If use is made of window glass which is transparent to visible light but effectively excludes infrared rays, thermal insulation provided by the car windows will be accordingly improved. Specifically, the infrared rays will be prevented from reaching the interior of the car, whereby the cooling performance of the car will be improved accordingly. As a result, the amount of power required for air conditioning the car will be reduced.
Conventionally, window glass has been made transparent to visible light but capable of eliminating infrared rays by coating the glass with an infrared ray shielding substance. Such window glass, however, is unsatisfactory in its transparency to visible light, its ability to exclude infrared rays, the durability of its physical and chemical qualities and other characteristics.
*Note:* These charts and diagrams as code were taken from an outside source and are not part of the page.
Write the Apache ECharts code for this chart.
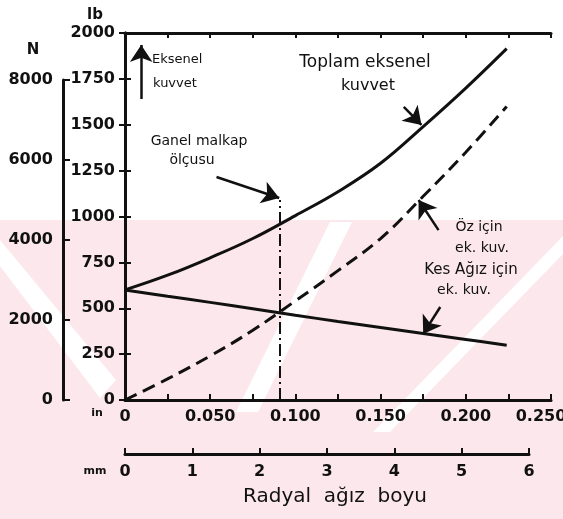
<!DOCTYPE html>
<html><head><meta charset="utf-8">
<script src="https://cdn.jsdelivr.net/npm/echarts@6/dist/echarts.min.js"></script>
<style>html,body{margin:0;padding:0;background:#fff}#c{width:563px;height:519px}</style>
</head><body><div id="c"></div>
<script>
// Radial cutting-edge length (in)
const radialIn = [0, 0.025, 0.05, 0.075, 0.1, 0.125, 0.15, 0.175, 0.2, 0.224];
// Total axial force (lb)
const totalForce = [600, 680, 775, 880, 1005, 1135, 1290, 1490, 1700, 1915];
// Axial force from the chisel edge / core (lb)
const coreForce = [0, 115, 240, 380, 540, 705, 880, 1110, 1350, 1600];
// Axial force from the cutting lips (lb)
const lipForce = [600, 565, 532, 497, 462, 428, 395, 362, 330, 298];
// General drill size marker (in) and its top (lb)
const drillSizeIn = 0.091;
const drillLineTop = 1090;
// Tick labels
const inTickLabels = ['0', '0.050', '0.100', '0.150', '0.200', '0.250'];
const mmTickLabels = ['0', '1', '2', '3', '4', '5', '6'];
// Annotation arrows [tail, head] in (in, lb)
const arrows = [
  [[0.0095, 1640], [0.0095, 1935]],
  [[0.1636, 1597], [0.1740, 1499]],
  [[0.0537, 1215], [0.0905, 1101]],
  [[0.1840, 926], [0.1723, 1090]],
  [[0.1850, 507], [0.1750, 360]]
];

const FONT = 'DejaVu Sans';
const INK = '#111';

const pts = ys => radialIn.map((x, i) => [x, ys[i]]);

const chart = echarts.init(document.getElementById('c'), null, { renderer: 'canvas' });

// faint background watermark bands
const pink = '#fce8ec';
const wm = [
  { type: 'rect', shape: { x: 0, y: 220, width: 563, height: 299 }, style: { fill: pink } },
  { type: 'polygon', shape: { points: [[0, 240], [0, 266], [100, 398], [116, 380]] }, style: { fill: '#fff' } },
  { type: 'polygon', shape: { points: [[236, 412], [258, 412], [352, 222], [330, 222]] }, style: { fill: '#fff' } },
  { type: 'polygon', shape: { points: [[373, 432], [390, 432], [563, 254], [563, 236]] }, style: { fill: '#fff' } }
].map(g => Object.assign(g, { silent: true, z: -10 }));

const txt = (x, y, t, size, align, weight) => ({
  type: 'text', x, y, silent: true, z: 50,
  style: { text: t, font: (weight ? weight + ' ' : '') + size + 'px "' + FONT + '"', fill: INK, align: align || 'center', verticalAlign: 'middle' }
});

const tickFont = { color: INK, fontFamily: FONT, fontSize: 16, fontWeight: 'bold' };
const noBounds = { outerBoundsMode: 'none', containLabel: false };

// the last inch label is nudged left so it stays on the page
const inLabel = v => {
  const i = Math.round(v / 0.05);
  if (Math.abs(v - i * 0.05) > 1e-6) return '';
  return i === inTickLabels.length - 1 ? '{last|' + inTickLabels[i] + '}' : inTickLabels[i];
};

chart.setOption({
  animation: false,
  backgroundColor: '#fff',
  grid: [
    Object.assign({ left: 125, top: 33, width: 426, height: 367 }, noBounds),
    Object.assign({ left: 63, top: 80, width: 1, height: 320 }, noBounds),
    Object.assign({ left: 125, top: 453, width: 404, height: 1 }, noBounds)
  ],
  xAxis: [
    {
      gridIndex: 0, type: 'value', min: 0, max: 0.25, interval: 0.025, position: 'bottom',
      axisLine: { lineStyle: { color: INK, width: 3 } },
      axisTick: { inside: true, length: 6, lineStyle: { color: INK, width: 2 } },
      axisLabel: Object.assign({ interval: 1, margin: 9, formatter: inLabel,
        rich: { last: { color: INK, fontFamily: FONT, fontSize: 16, fontWeight: 'bold', padding: [0, 20, 0, 0] } } }, tickFont),
      splitLine: { show: false }
    },
    {
      gridIndex: 0, type: 'value', min: 0, max: 0.25, interval: 0.025, position: 'top',
      axisLine: { onZero: false, lineStyle: { color: INK, width: 3 } },
      axisTick: { inside: true, length: 5, lineStyle: { color: INK, width: 2 } },
      axisLabel: { show: false }, splitLine: { show: false }
    },
    { gridIndex: 1, type: 'value', show: false },
    {
      gridIndex: 2, type: 'value', min: 0, max: 6, interval: 1, position: 'bottom',
      axisLine: { onZero: false, lineStyle: { color: INK, width: 3 } },
      axisTick: { inside: true, length: 6, lineStyle: { color: INK, width: 2 } },
      axisLabel: Object.assign({ margin: 10, formatter: v => mmTickLabels[Math.round(v)] }, tickFont),
      splitLine: { show: false }
    }
  ],
  yAxis: [
    {
      gridIndex: 0, type: 'value', min: 0, max: 2000, interval: 250, position: 'left',
      axisLine: { show: true, lineStyle: { color: INK, width: 3 } },
      axisTick: { show: true, inside: true, length: 6, lineStyle: { color: INK, width: 2 } },
      axisLabel: Object.assign({ margin: 10, formatter: v => String(v) }, tickFont),
      splitLine: { show: false }
    },
    {
      gridIndex: 0, type: 'value', min: 0, max: 2000, interval: 250, position: 'right',
      axisLine: { show: true, lineStyle: { color: INK, width: 3 } },
      axisTick: { show: true, inside: true, length: 6, lineStyle: { color: INK, width: 2 } },
      axisLabel: { show: false }, splitLine: { show: false }
    },
    {
      gridIndex: 1, type: 'value', min: 0, max: 8000, interval: 2000, position: 'left',
      axisLine: { show: true, lineStyle: { color: INK, width: 3 } },
      axisTick: { show: true, inside: true, length: 7, lineStyle: { color: INK, width: 2 } },
      axisLabel: Object.assign({ margin: 10, formatter: v => String(v) }, tickFont),
      splitLine: { show: false }
    },
    { gridIndex: 2, type: 'value', show: false }
  ],
  series: [
    { type: 'line', xAxisIndex: 0, yAxisIndex: 0, data: pts(totalForce), smooth: 0.4, symbol: 'none',
      lineStyle: { color: INK, width: 3 }, z: 5 },
    { type: 'line', xAxisIndex: 0, yAxisIndex: 0, data: pts(coreForce), smooth: 0.4, symbol: 'none',
      lineStyle: { color: INK, width: 3, type: [13, 7] }, z: 5 },
    { type: 'line', xAxisIndex: 0, yAxisIndex: 0, data: pts(lipForce), smooth: 0.4, symbol: 'none',
      lineStyle: { color: INK, width: 3 }, z: 5 },
    { type: 'lines', coordinateSystem: 'cartesian2d', xAxisIndex: 0, yAxisIndex: 0,
      data: [{ coords: [[drillSizeIn, 0], [drillSizeIn, drillLineTop]] }],
      symbol: 'none', lineStyle: { color: INK, width: 2, type: [12, 4, 2, 4], opacity: 1 }, z: 4 },
    { type: 'lines', coordinateSystem: 'cartesian2d', xAxisIndex: 0, yAxisIndex: 0,
      data: arrows.map(a => ({ coords: a })),
      symbol: ['none', 'arrow'], symbolSize: [11, 17],
      lineStyle: { color: INK, width: 2.5, opacity: 1 }, itemStyle: { color: INK }, z: 6 }
  ],
  graphic: wm.concat([
    txt(95, 15, 'lb', 15, 'center', 'bold'),
    txt(33, 50, 'N', 15, 'center', 'bold'),
    txt(97, 413, 'in', 11, 'center', 'bold'),
    txt(95, 471, 'mm', 11, 'center', 'bold'),
    txt(335, 497, 'Radyal  ağız  boyu', 20, 'center'),
    txt(152, 60, 'Eksenel', 13, 'left'),
    txt(153, 84, 'kuvvet', 13, 'left'),
    txt(365, 63, 'Toplam eksenel', 17, 'center'),
    txt(368, 86, 'kuvvet', 16, 'center'),
    txt(199, 141, 'Ganel malkap', 14, 'center'),
    txt(192, 160, 'ölçusu', 14, 'center'),
    txt(479, 227, 'Öz için', 14, 'center'),
    txt(482, 248, 'ek. kuv.', 14, 'center'),
    txt(471, 270, 'Kes Ağız için', 15, 'center'),
    txt(464, 290, 'ek. kuv.', 14, 'center')
  ])
});
</script>
</body></html>
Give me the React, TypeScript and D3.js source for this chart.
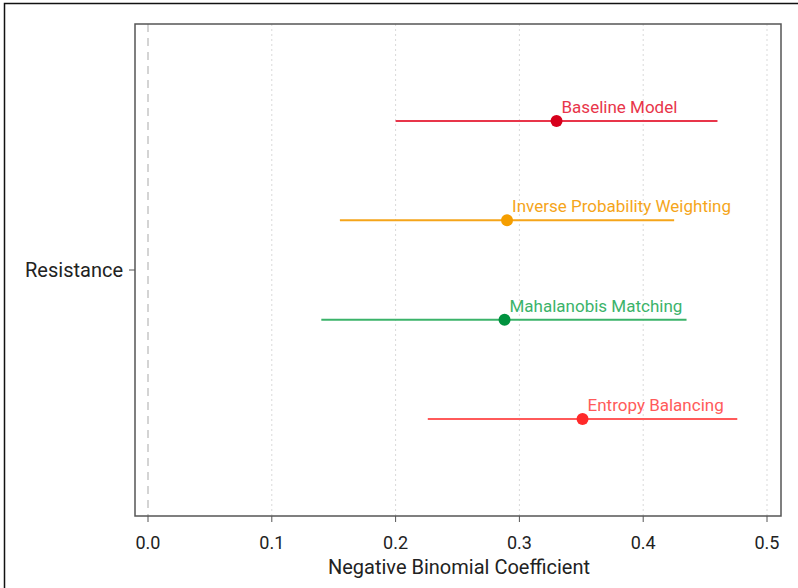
import React from "react";
import { scaleLinear } from "d3";

const models = ["Baseline Model", "Inverse Probability Weighting", "Mahalanobis Matching", "Entropy Balancing"];
const estimates = [0.33, 0.29, 0.288, 0.351];
const lower = [0.2, 0.155, 0.14, 0.226];
const upper = [0.46, 0.425, 0.435, 0.476];
const pointColors = ["#d7001c", "#f59e00", "#00923f", "#ff2a2a"];
const lineColors = ["#e8354a", "#f5a51a", "#3bb36a", "#ff5a5a"];
const xTicks = [0, 0.1, 0.2, 0.3, 0.4, 0.5];

const width = 798;
const height = 588;
const panel = { left: 135, top: 24, right: 781, bottom: 516 };

const App = () => {
  const xScale = scaleLinear().domain([0, 0.5]).range([148, 767]);
  const yScale = scaleLinear().domain([0, models.length - 1]).range([121, 419]);

  return (
    <svg
      width={width}
      height={height}
      style={{ position: "fixed", left: 0, top: 0, fontFamily: "Roboto, sans-serif" }}
    >
      <rect x={0} y={0} width={width} height={height} fill="#fff" />
      <rect x={4.5} y={3.5} width={width + 10} height={height + 10} fill="none" stroke="#111" strokeWidth={1.5} />

      {/* grid */}
      {xTicks.slice(1).map((t) => (
        <line
          key={t}
          x1={xScale(t)}
          x2={xScale(t)}
          y1={panel.top}
          y2={panel.bottom}
          stroke="#d9d9d9"
          strokeDasharray="2,3"
        />
      ))}
      <line
        x1={xScale(0)}
        x2={xScale(0)}
        y1={panel.top}
        y2={panel.bottom}
        stroke="#d4d4d4"
        strokeWidth={2}
        strokeDasharray="8,6"
      />

      {/* estimates */}
      {models.map((m, i) => (
        <g key={m}>
          <line
            x1={xScale(lower[i])}
            x2={xScale(upper[i])}
            y1={yScale(i)}
            y2={yScale(i)}
            stroke={lineColors[i]}
            strokeWidth={2}
          />
          <circle cx={xScale(estimates[i])} cy={yScale(i)} r={6} fill={pointColors[i]} />
          <text x={xScale(estimates[i]) + 5} y={yScale(i) - 8} fontSize={17} fill={lineColors[i]}>
            {m}
          </text>
        </g>
      ))}

      {/* panel border */}
      <rect
        x={panel.left}
        y={panel.top}
        width={panel.right - panel.left}
        height={panel.bottom - panel.top}
        fill="none"
        stroke="#555"
        strokeWidth={1.5}
      />

      {/* x axis */}
      {xTicks.map((t) => (
        <g key={t}>
          <line x1={xScale(t)} x2={xScale(t)} y1={panel.bottom} y2={panel.bottom + 6} stroke="#555" />
          <text x={xScale(t)} y={549} textAnchor="middle" fontSize={18} fill="#222">
            {t.toFixed(1)}
          </text>
        </g>
      ))}
      <text x={459} y={574} textAnchor="middle" fontSize={20} fill="#222">
        Negative Binomial Coefficient
      </text>

      {/* y axis */}
      <line x1={panel.left - 6} x2={panel.left} y1={270} y2={270} stroke="#555" />
      <text x={panel.left - 12} y={277} textAnchor="end" fontSize={20} fill="#222">
        Resistance
      </text>
    </svg>
  );
};

export default App;
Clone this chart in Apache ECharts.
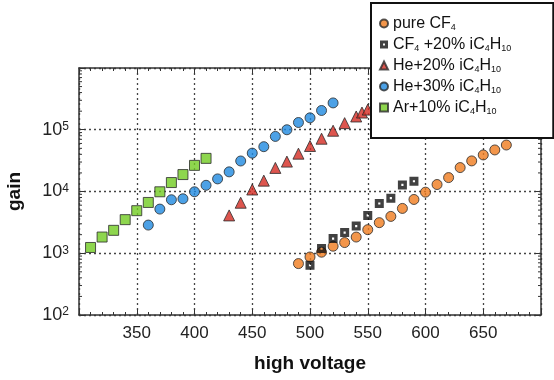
<!DOCTYPE html>
<html><head><meta charset="utf-8">
<script src="https://cdn.jsdelivr.net/npm/echarts@6/dist/echarts.min.js"></script>
<style>html,body{margin:0;padding:0;background:#fff}#c{width:554px;height:380px}</style>
</head><body><div id="c"></div><script>
// ---- data ----
const seriesNames = ['pure CF4', 'CF4 +20% iC4H10', 'He+20% iC4H10', 'He+30% iC4H10', 'Ar+10% iC4H10'];
const pureCF4_V = [490,500,510,520,530,540,550,560,570,580,590,600,610,620,630,640,650,660,670];
const pureCF4_G = [680,870,1040,1300,1490,1830,2410,3130,3950,5320,7430,9750,12970,16800,24400,31300,39100,47100,56600];
const cf4Iso_V = [500,510,520,530,540,550,560,570,580,590];
const cf4Iso_G = [640,1190,1730,2160,2750,4100,6400,7800,12800,14650];
const he20_V = [430,440,450,460,470,480,490,500,510,520,530,540,545,550];
const he20_G = [4100,6580,10770,15000,24100,30500,41000,54600,71600,96400,128000,164000,190000,212000];
const he30_V = [360,370,380,390,400,410,420,430,440,450,460,470,480,490,500,510,520];
const he30_G = [2860,5190,7350,7620,9890,12600,16000,20800,31200,41800,53200,78000,100000,131000,156000,205000,272000];
const ar10_V = [310,320,330,340,350,360,370,380,390,400,410];
const ar10_G = [1240,1830,2350,3500,4890,6650,9890,13960,18800,26500,34400];
const xTickLabels = [350,400,450,500,550,600,650];
const yTickExponents = [2,3,4,5];

// ---- helpers ----
const FONT = 'Liberation Sans, Arial, sans-serif';
const zip = (a, b) => a.map((v, i) => [v, b[i]]);
const minorVals = [];
for (let e = 2; e < 6; e++) for (let m = 2; m <= 9; m++) minorVals.push([300, m * Math.pow(10, e)]);

const richName = {
  'pure CF4': 'pure CF{sub|4}',
  'CF4 +20% iC4H10': 'CF{sub|4} +20% iC{sub|4}H{sub|10}',
  'He+20% iC4H10': 'He+20% iC{sub|4}H{sub|10}',
  'He+30% iC4H10': 'He+30% iC{sub|4}H{sub|10}',
  'Ar+10% iC4H10': 'Ar+10% iC{sub|4}H{sub|10}'
};
const holeSquare = 'path://M0,0L10,0L10,10L0,10Z M3.8,3.8L3.8,6.2L6.2,6.2L6.2,3.8Z';
const edge = {borderColor: '#2a2a2a', borderWidth: 1};

const chart = echarts.init(document.getElementById('c'));
const gridLine = {show: true, lineStyle: {color: '#444', width: 1.3, type: [2, 3]}};
chart.setOption({
  animation: false,
  backgroundColor: '#fff',
  grid: {left: 79, right: 13, top: 68, bottom: 65, outerBoundsMode: 'none'},
  xAxis: [{
    type: 'value', min: 300, max: 700, interval: 50,
    axisLine: {show: true, onZero: false, lineStyle: {color: '#333', width: 1.5}},
    axisTick: {show: true, inside: true, length: 6, lineStyle: {color: '#333'}},
    minorTick: {show: true, splitNumber: 5, length: 3, lineStyle: {color: '#333'}},
    splitLine: gridLine,
    axisLabel: {
      margin: 10, color: '#222', fontSize: 17, fontFamily: FONT,
      showMinLabel: false, showMaxLabel: false,
      formatter: v => xTickLabels.includes(v) ? String(v) : ''
    },
    name: 'high voltage', nameLocation: 'middle', nameGap: 39,
    nameTextStyle: {fontSize: 19, fontWeight: 'bold', color: '#111', fontFamily: FONT}
  }, {
    type: 'value', min: 300, max: 700, interval: 50, position: 'top',
    axisLine: {show: true, onZero: false, lineStyle: {color: '#333', width: 1.5}},
    axisTick: {show: true, inside: true, length: 6, lineStyle: {color: '#333'}},
    minorTick: {show: true, splitNumber: 5, length: 3, lineStyle: {color: '#333'}},
    splitLine: {show: false}, axisLabel: {show: false}
  }],
  yAxis: [{
    type: 'log', logBase: 10, min: 100, max: 1000000,
    axisLine: {show: true, onZero: false, lineStyle: {color: '#333', width: 1.5}},
    axisTick: {show: true, inside: true, length: 6, lineStyle: {color: '#333'}},
    splitLine: gridLine,
    axisLabel: {
      margin: 10, color: '#222', fontFamily: FONT,
      formatter: v => {
        const e = Math.round(Math.log10(v));
        return yTickExponents.includes(e) ? '{b|10}{s|' + e + '}' : '';
      },
      rich: {
        b: {fontSize: 18, fontFamily: FONT, color: '#222'},
        s: {fontSize: 12, fontFamily: FONT, color: '#222', verticalAlign: 'top'}
      }
    },
    name: 'gain', nameLocation: 'middle', nameGap: 55, nameRotate: 90,
    nameTextStyle: {fontSize: 19, fontWeight: 'bold', color: '#111', fontFamily: FONT}
  }, {
    type: 'log', logBase: 10, min: 100, max: 1000000, position: 'right',
    axisLine: {show: true, onZero: false, lineStyle: {color: '#333', width: 1.5}},
    axisTick: {show: true, inside: true, length: 6, lineStyle: {color: '#333'}},
    splitLine: {show: false}, axisLabel: {show: false}
  }],
  legend: {
    orient: 'vertical', left: 371, top: 3,
    padding: [12, 42, 22, 8],
    backgroundColor: '#fff', borderColor: '#111', borderWidth: 2, borderRadius: 0,
    itemWidth: 8, itemHeight: 8, itemGap: 4,
    data: seriesNames,
    textStyle: {
      fontSize: 16, fontFamily: FONT, color: '#111', lineHeight: 17,
      rich: {sub: {fontSize: 9, fontFamily: FONT, color: '#111', verticalAlign: 'bottom'}}
    },
    formatter: n => richName[n]
  },
  series: [
    {type: 'custom', silent: true, xAxisIndex: 0, yAxisIndex: 0, data: minorVals, z: 1,
      renderItem: (params, api) => {
        const cs = params.coordSys;
        const y = api.coord([300, api.value(1)])[1];
        return {type: 'group', children: [
          {type: 'line', shape: {x1: cs.x, y1: y, x2: cs.x + 3, y2: y}, style: {stroke: '#333', lineWidth: 1}},
          {type: 'line', shape: {x1: cs.x + cs.width, y1: y, x2: cs.x + cs.width - 3, y2: y}, style: {stroke: '#333', lineWidth: 1}}
        ]};
      }},
    {name: seriesNames[0], type: 'scatter', data: zip(pureCF4_V, pureCF4_G), symbol: 'circle', symbolSize: 10,
      itemStyle: Object.assign({color: '#f07c1e'}, edge)},
    {name: seriesNames[1], type: 'scatter', data: zip(cf4Iso_V, cf4Iso_G), symbol: holeSquare, symbolSize: 9,
      itemStyle: {color: '#111'}},
    {name: seriesNames[2], type: 'scatter', data: zip(he20_V, he20_G), symbol: 'triangle', symbolSize: 11,
      itemStyle: Object.assign({color: '#d42a22'}, edge)},
    {name: seriesNames[3], type: 'scatter', data: zip(he30_V, he30_G), symbol: 'circle', symbolSize: 10,
      itemStyle: Object.assign({color: '#1f8ae0'}, edge)},
    {name: seriesNames[4], type: 'scatter', data: zip(ar10_V, ar10_G), symbol: 'rect', symbolSize: 10,
      itemStyle: Object.assign({color: '#72cc22'}, edge)}
  ]
});
</script></body></html>
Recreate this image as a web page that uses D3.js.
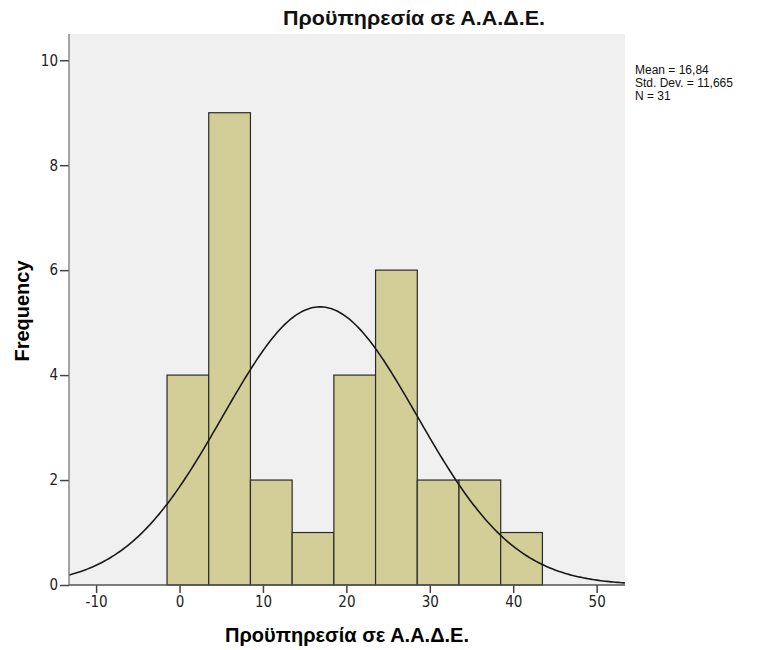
<!DOCTYPE html>
<html>
<head>
<meta charset="utf-8">
<script src="https://cdn.jsdelivr.net/npm/d3@7"></script>
<style>
  body { margin: 0; background: #fff; }
  .tick text { font-family: "Liberation Sans Narrow", "Arial Narrow", "DejaVu Sans Condensed", sans-serif; font-size: 15px; fill: #222; }
</style>
</head>
<body>
<div class="container"></div>
<script>
// histogram bins (lower edges) and counts
var binStarts = [-1.5, 3.5, 8.5, 13.5, 18.5, 23.5, 28.5, 33.5, 38.5];
var binWidth = 5;
var counts = [4, 9, 2, 1, 4, 6, 2, 2, 1];
var xTicks = [-10, 0, 10, 20, 30, 40, 50];
var yTicks = [0, 2, 4, 6, 8, 10];
var mean = 16.84, stdDev = 11.665, n = 31;
var statLines = ["Mean = 16,84", "Std. Dev. = 11,665", "N = 31"];

var width = 758, height = 650;
// plot box (don't call these top/left - window.top is read-only)
var plotL = 69, plotR = 625, plotT = 34, plotB = 585;

var svg = d3.select(".container").append("svg")
    .attr("width", width)
    .attr("height", height);

var x = d3.scaleLinear().domain([-13.25, 53.4]).range([plotL, plotR]);
var y = d3.scaleLinear().domain([0, 10.5]).range([plotB, plotT]);

// plot background
svg.append("rect")
    .attr("x", plotL).attr("y", plotT)
    .attr("width", plotR - plotL).attr("height", plotB - plotT)
    .attr("fill", "#f0f0f0");

svg.append("defs").append("clipPath").attr("id", "plotClip")
  .append("rect")
    .attr("x", plotL).attr("y", plotT)
    .attr("width", plotR - plotL).attr("height", plotB - plotT);

// bars
svg.selectAll(".bar")
    .data(counts)
    .enter()
    .append("rect")
    .attr("class", "bar")
    .attr("x", (d, i) => x(binStarts[i]))
    .attr("y", d => y(d))
    .attr("width", (d, i) => x(binStarts[i] + binWidth) - x(binStarts[i]))
    .attr("height", d => y(0) - y(d))
    .attr("fill", "#d3ce97")
    .attr("stroke", "#2b2b2b")
    .attr("stroke-width", 1.2);

// normal curve scaled to frequencies (N * bin width)
var curvePts = d3.range(x.domain()[0], x.domain()[1] + 0.25, 0.25).map(function(v) {
    var z = (v - mean) / stdDev;
    return [v, n * binWidth / (stdDev * Math.sqrt(2 * Math.PI)) * Math.exp(-0.5 * z * z)];
});
svg.append("path")
    .datum(curvePts)
    .attr("clip-path", "url(#plotClip)")
    .attr("fill", "none")
    .attr("stroke", "#1a1a1a")
    .attr("stroke-width", 1.6)
    .attr("d", d3.line().x(d => x(d[0])).y(d => y(d[1])));

// axes
var xAxis = svg.append("g")
    .attr("transform", "translate(0," + plotB + ")")
    .call(d3.axisBottom(x).tickValues(xTicks).tickSize(8).tickPadding(3).tickFormat(d => String(d)));
xAxis.select(".domain").remove();
xAxis.selectAll("line").attr("stroke", "#444").attr("stroke-width", 1.5);

var yAxis = svg.append("g")
    .attr("transform", "translate(" + plotL + ",0)")
    .call(d3.axisLeft(y).tickValues(yTicks).tickSize(9).tickPadding(2));
yAxis.select(".domain").remove();
yAxis.selectAll("line").attr("stroke", "#444").attr("stroke-width", 1.5);

svg.append("line")
    .attr("x1", plotL).attr("x2", plotL)
    .attr("y1", plotT).attr("y2", plotB)
    .attr("stroke", "#777").attr("stroke-width", 1.3);
svg.append("line")
    .attr("x1", plotL).attr("x2", plotR)
    .attr("y1", plotB).attr("y2", plotB)
    .attr("stroke", "#555").attr("stroke-width", 1.3);

// titles
svg.append("text")
    .attr("x", 414).attr("y", 25)
    .attr("text-anchor", "middle")
    .attr("textLength", 262)
    .attr("lengthAdjust", "spacingAndGlyphs")
    .style("font-family", "Liberation Sans, Arial, sans-serif")
    .style("font-size", "21px")
    .style("font-weight", "bold")
    .attr("fill", "#111")
    .text("Προϋπηρεσία σε Α.Α.Δ.Ε.");

svg.append("text")
    .attr("x", (plotL + plotR) / 2).attr("y", 642)
    .attr("text-anchor", "middle")
    .style("font-family", "Liberation Sans, Arial, sans-serif")
    .style("font-size", "20px")
    .style("font-weight", "bold")
    .text("Προϋπηρεσία σε Α.Α.Δ.Ε.");

svg.append("text")
    .attr("transform", "translate(29,311) rotate(-90)")
    .attr("text-anchor", "middle")
    .style("font-family", "Liberation Sans, Arial, sans-serif")
    .style("font-size", "20px")
    .style("font-weight", "bold")
    .text("Frequency");

// stats
svg.selectAll(".stat")
    .data(statLines)
    .enter()
    .append("text")
    .attr("class", "stat")
    .attr("x", 635)
    .attr("y", (d, i) => 74 + i * 13)
    .style("font-family", "Liberation Sans, Arial, sans-serif")
    .style("font-size", "12px")
    .attr("fill", "#111")
    .text(d => d);
</script>
</body>
</html>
In the prior art an ordinary glass plate which is transparent to visible light is covered by a single coating layer of infrared shielding substance, such as Indium-Tin-Oxide (In.sub.2 O.sub.3 --SnO.sub.2) (hereinafter abbreviated as "ITO"). A family of semiconductor substances represented by ITO show fairly good shielding capability for the wavelengths in the infrared range longer than 13000 angstroms, which range is slightly separated from the spectrum of visible light, and these substances can be readily produced. These semiconductor substances, however, show inadequate shielding capability for the near-infrared range from 7000 to 13000 angstroms. Sunlight and other ambient light have a distribution of relatively strong energy over the whole range of the near-infrared spectrum, and therefore disadvantageously conventional infrared-shielding window glass allows the passage of a relatively large amount of thermal energy into an enclosed space, such as the interior of a car.
Up to now, attempts have been made to improve the optical characteristics of the ITO coating by extending its cut-off wavelength up to the near-infrared spectrum range. However, it has not been possible to produce such optically improved ITO without difficulty. What is worse is that the semiconductor material produced in this way shows poor transparency to visible light. For these and other reasons, it has been very difficult to obtain a coating material satisfactorily meeting the requirements both for transparency to visible rays and for shielding of infrared and near-infrared rays. The infrared shielding relying on a single ITO coating layer applied to a glass plate necessitates a large coating thickness, for instance, up to 3000-10000 angstroms. A large coating thickness, however, disadvantageously suffers a drastic decrease in its mechanical strength and the thick-coated layer is thus easy to break or peel off. This is because absorption of infrared rays in the thickness of the coating layer causes a thermal stress therein. When a glass with a thick infrared shield coating applied thereto is used as a window glass in a car, a mechanical stress is most liable to appear in the thickness of the infrared shield coating during the processing thereof or later during use. The rate of increase in these thermal and mechanical stresses rises with increasing thickness of the coating and accordingly the mechanical strength of the coating decreases inversely with the thickness of the coating.